The whole point of being an artist is to let things go. Our job is to create something and then let it go, send it out into the world and allow it to have a life of its own.
This applies whether we make a pot, a play or give a performance. It is something we give birth to and then we must cut the chord and send it out into the world to have a life of its own.
But damn is that hard sometimes. We cherish it, we put so much love into it, often it is achieved through blood, sweat and tears and it can be really hard to give it a blessing and release it.
But release it we must.
What’s the alternative? I know a potter who can’t bear to sell her work. She occasionally gives things to friends but she mostly has a house that is absolutely bursting at the seams with beautiful pots. And no money. If she could only learn to let them go, she would solve two problems at once.

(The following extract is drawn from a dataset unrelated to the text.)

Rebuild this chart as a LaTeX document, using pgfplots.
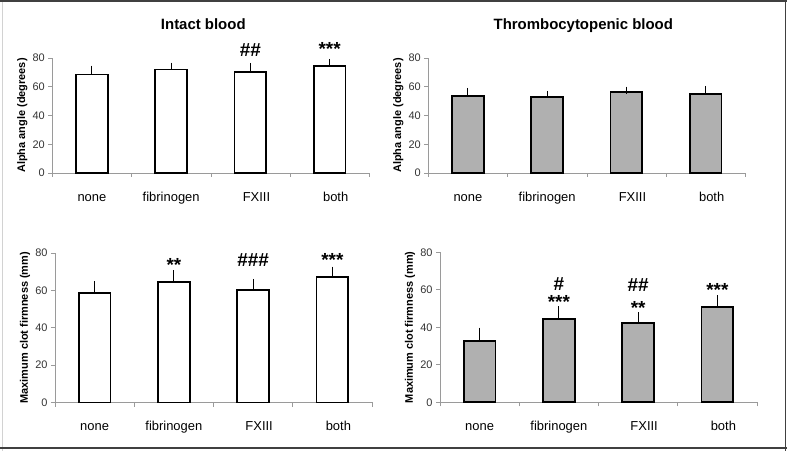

This is on my mind because my teaching for the year has ended. Some of the students have been with me for two years. I’ve put a lot into working with them, teaching them singing technique, developing their interpretive skills and helping them to become independent artists. Some of them are damn good and they make me proud! All of them make me proud actually since I know how far they have come in two years time, but some of them have surpassed anything I could have taught them and become really something to watch.
And now I have to let them go.
Their course is over. Our time together is finished and I have to give them my blessings and release them. But it’s really hard. I like teaching them and their success feels like my success so I am trying to hold onto it for as long as I can.
Some of them may come back to me for some private coaching and I will be ready with open arms. But some of them will choose to go off to other pastures and that is equally fine.
It’s not that I want to control them, or keep them close, I just want to continue to work at developing their talent. There’s always more to work on. But now it’s time for them to figure that out themselves and take over engineering their own education.
So how do I let them go?
I don’t really have the answer. I’ve been slowly packing up my materials, organising my files and just the other day I put my notebook into my file cabinet. These are all baby steps towards letting them go. I think the other thing is to start to look forward to my own practice again. I have been developing other young artists for the last eight months, now I need to give some time to developing myself as an artist. I need to fill up my own artistic vessel. I want to learn some new music, do some coaching, take some classes and look for opportunities for me to be a performer. All of that will refresh me and mean that when I come back to teaching in October I will have new experiences to share with my students.